Thompson was sentenced to 18 months’ imprisonment
and compelled to begin serving that term while her appeal
was pending. After concluding that Thompson is
innocent, we reversed her conviction so that she could be
released. This opinion is the explanation that our order of
April 5 promised.

Adelman Travel was the low bidder, but a low price for
lousy service is no bargain. Wisconsin’s rules give price
only a 25% weight (300 of 1200 points) in the selection
process. About 58% (700 points) goes to service, which a
working group evaluates subjectively based on written
presentations. Adelman had the second-best score for
service; Omega World Travel came in third. The combined
price-and-service rating had Adelman in the lead. (Fox
World Travel received the best service score but had a
noncompetitive price.) The final 17% of the score (200
points) depends on the working group’s assessment of oral
presentations. These presentations (often dubbed “beauty
contests” or “dog-and-pony shows” that may reward the
flashiest PowerPoint slides) need not be related to either
price or the pitchman’s probable quality of service; why
the state gives them any weight, independent of price or
quality, is a mystery, but not one we need unravel.
Adelman Travel must have made a bad presentation, for
six of the seven members of the working group gave it poor
marks (from a low of 120 points to a high of 165), while
awarding Omega scores between 155 and 200. Thompson
alone gave Adelman a higher score (185 for Adelman, 160
for Omega). Adelman Travel’s disastrous oral presentation
left Omega World Travel with the highest total score.

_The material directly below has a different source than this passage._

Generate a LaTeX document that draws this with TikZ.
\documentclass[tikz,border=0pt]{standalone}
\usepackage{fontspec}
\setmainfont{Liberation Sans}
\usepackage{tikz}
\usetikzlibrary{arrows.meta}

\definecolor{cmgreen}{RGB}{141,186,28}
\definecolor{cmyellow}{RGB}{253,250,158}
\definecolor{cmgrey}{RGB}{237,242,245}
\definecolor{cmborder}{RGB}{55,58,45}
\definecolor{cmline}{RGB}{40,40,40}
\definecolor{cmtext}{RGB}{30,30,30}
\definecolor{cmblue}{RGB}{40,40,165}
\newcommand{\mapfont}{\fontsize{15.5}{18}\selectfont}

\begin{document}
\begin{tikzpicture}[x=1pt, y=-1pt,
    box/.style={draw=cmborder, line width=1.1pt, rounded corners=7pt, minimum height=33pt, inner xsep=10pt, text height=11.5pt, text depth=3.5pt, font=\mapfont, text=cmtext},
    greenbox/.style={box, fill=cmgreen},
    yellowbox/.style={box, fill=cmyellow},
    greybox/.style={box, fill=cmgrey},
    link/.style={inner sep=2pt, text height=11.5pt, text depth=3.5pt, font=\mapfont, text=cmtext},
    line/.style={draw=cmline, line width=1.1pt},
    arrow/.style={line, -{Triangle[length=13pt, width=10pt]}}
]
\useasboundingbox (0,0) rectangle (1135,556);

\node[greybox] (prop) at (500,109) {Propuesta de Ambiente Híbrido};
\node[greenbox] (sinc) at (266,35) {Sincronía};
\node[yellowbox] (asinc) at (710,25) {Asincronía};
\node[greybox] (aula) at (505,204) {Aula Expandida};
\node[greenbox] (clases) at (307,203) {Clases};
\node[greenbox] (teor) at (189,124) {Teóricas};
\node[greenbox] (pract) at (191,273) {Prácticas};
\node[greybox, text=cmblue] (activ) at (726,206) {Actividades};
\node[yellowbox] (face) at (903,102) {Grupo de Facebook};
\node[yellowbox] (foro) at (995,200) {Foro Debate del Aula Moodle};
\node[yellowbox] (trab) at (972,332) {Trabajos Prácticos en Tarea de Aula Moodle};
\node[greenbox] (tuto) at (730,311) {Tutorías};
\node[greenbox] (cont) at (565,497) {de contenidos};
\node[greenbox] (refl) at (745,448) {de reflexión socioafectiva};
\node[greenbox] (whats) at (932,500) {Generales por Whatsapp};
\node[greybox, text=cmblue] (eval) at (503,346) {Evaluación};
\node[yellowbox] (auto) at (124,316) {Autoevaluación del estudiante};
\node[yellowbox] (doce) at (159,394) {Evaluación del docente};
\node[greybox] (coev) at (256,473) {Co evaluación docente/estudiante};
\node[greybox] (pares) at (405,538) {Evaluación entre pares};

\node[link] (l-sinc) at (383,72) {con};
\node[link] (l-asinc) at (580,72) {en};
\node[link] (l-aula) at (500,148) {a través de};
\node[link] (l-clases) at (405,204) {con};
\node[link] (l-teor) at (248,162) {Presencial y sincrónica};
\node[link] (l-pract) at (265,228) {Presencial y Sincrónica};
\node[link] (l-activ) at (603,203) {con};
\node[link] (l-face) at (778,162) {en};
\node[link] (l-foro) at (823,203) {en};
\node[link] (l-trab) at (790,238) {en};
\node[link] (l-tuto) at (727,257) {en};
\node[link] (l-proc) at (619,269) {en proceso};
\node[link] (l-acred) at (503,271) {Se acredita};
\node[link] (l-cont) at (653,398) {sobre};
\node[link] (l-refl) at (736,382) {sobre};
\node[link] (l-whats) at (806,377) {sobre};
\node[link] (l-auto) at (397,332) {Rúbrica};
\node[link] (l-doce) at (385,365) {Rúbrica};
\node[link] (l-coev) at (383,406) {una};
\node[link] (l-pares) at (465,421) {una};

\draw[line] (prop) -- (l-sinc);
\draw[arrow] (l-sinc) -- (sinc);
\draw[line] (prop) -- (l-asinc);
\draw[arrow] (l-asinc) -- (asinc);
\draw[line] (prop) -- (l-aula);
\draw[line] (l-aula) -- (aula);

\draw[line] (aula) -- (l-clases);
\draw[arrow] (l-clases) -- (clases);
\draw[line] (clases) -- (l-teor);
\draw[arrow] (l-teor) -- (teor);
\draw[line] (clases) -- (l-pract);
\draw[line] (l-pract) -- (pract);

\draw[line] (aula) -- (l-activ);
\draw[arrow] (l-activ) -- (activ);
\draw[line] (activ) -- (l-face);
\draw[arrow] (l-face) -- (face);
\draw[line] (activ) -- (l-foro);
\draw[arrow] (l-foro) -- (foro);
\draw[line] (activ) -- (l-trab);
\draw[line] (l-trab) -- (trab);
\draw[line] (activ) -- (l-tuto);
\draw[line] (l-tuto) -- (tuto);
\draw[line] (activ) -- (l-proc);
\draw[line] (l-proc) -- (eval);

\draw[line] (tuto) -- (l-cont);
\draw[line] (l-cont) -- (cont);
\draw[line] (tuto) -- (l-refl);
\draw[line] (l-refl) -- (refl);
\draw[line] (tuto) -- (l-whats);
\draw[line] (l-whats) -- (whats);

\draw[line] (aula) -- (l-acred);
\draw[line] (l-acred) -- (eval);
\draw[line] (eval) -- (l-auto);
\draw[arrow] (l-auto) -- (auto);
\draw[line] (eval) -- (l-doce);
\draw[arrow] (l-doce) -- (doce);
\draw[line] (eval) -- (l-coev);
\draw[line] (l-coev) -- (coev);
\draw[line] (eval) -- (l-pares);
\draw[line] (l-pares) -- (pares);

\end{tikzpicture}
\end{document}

The prosecution’s theory is that Omega should have
received the contract on the spot but that for political
colleagues that a decision for Omega, which is based on the
East Coast, would not go over well with her boss, Pat
Farley. A jury also could conclude that Thompson said
something to the effect that for “political reasons” Adelman
Travel had to get this contract. (Witnesses related different
versions of what Thompson said, but in each account
“politics” or “political” played some role.)

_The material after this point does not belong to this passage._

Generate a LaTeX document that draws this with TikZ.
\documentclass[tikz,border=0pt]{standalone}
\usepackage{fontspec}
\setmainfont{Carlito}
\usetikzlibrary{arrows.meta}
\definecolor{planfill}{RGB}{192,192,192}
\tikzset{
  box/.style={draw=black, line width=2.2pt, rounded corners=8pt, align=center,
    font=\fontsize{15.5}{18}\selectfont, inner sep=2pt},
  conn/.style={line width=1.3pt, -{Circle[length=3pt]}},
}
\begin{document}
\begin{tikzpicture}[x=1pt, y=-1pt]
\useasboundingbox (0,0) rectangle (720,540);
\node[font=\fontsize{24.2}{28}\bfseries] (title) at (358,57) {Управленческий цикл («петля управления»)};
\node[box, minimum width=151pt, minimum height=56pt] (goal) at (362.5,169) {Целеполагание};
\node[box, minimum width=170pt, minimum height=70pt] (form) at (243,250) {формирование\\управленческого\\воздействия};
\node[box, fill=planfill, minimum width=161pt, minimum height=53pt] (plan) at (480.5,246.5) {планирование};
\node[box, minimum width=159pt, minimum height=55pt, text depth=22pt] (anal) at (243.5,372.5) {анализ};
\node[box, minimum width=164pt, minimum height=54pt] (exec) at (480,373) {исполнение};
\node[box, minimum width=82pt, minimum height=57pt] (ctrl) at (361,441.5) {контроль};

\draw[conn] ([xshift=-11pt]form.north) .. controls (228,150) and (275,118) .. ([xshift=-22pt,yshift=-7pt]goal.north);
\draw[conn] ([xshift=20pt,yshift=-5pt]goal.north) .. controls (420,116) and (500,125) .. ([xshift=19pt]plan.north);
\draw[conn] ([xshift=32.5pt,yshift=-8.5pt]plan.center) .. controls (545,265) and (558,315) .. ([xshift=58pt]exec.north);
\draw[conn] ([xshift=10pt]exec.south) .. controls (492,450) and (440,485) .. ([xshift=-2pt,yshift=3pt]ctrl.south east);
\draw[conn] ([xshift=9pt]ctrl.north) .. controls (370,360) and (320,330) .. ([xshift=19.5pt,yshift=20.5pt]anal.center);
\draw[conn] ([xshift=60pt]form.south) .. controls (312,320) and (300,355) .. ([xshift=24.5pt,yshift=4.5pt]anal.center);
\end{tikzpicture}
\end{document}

Thompson tried to engage in logrolling, offering to
change her scores for bidders on other travel contracts if
members of the working group would change their scores
on this contract. Horse-trading proved to be unacceptable
to the selection group, but a member other than Thompson
suggested that the contract be rebid on a best-and-final
basis, as state law permitted. Wis. Stat. §16.72(2m)(e), (g).
Adelman Travel reduced its price, which — keeping all
other elements of the score constant — left Adelman and
Omega with 1027 points apiece. The tie depended on
rounding to the nearest whole number. Adelman Travel’s
score was 1026.6, while Omega World Travel’s score was
1027.3. After Thompson (with her supervisors’ consent)
deemed the contest a draw — sensibly, as the difference was
trivial compared to the amount of subjectivity and variance
in the committee members’ evaluations — Thompson
employed a tie-breaking procedure, specified by state law,
that gave weight to items not previously figured into
the price comparison and declared Adelman Travel to be
the winner.

The prosecutor contends that this episode played a role
in the Bureau of Procurement’s decision three months
later to give Thompson a $1,000 raise in her annual salary.
Post hoc ergo propter hoc is the name of a logical error, not
a reason to infer causation. But Thompson does not
contend that the evidence was insufficient to allow the
jury to find that the raise was related to the travel contract,
so we shall assume that this link has been established.

The court goes on to conclude that Thompson’s actions simply aren’t federal crimes. Even if Thompson violated state rules, she did so at most to satisfy her superiors and perhaps get a raise as a result — and the vague language of the statute shouldn’t be read to make that commonplace behavior into a crime. “The United States has not cited, and we have not found,
any appellate decision holding that an increase in official
salary, or a psychic benefit such as basking in a superior’s
approbation (and thinking one’s job more secure), is the
sort of ‘private gain’ that makes an act criminal under
[the relevant federal statutes].

I realize that sometimes appellate decisions don’t fully explain one side of the case, even when the judges are entirely well-intentioned. Still, I suspect the facts presented at trial were pretty much what Judge Easterbrook — not a notoriously pro-defendant judge by any means — describes; and if that’s so, then the prosecution seems to have been singularly ill-founded.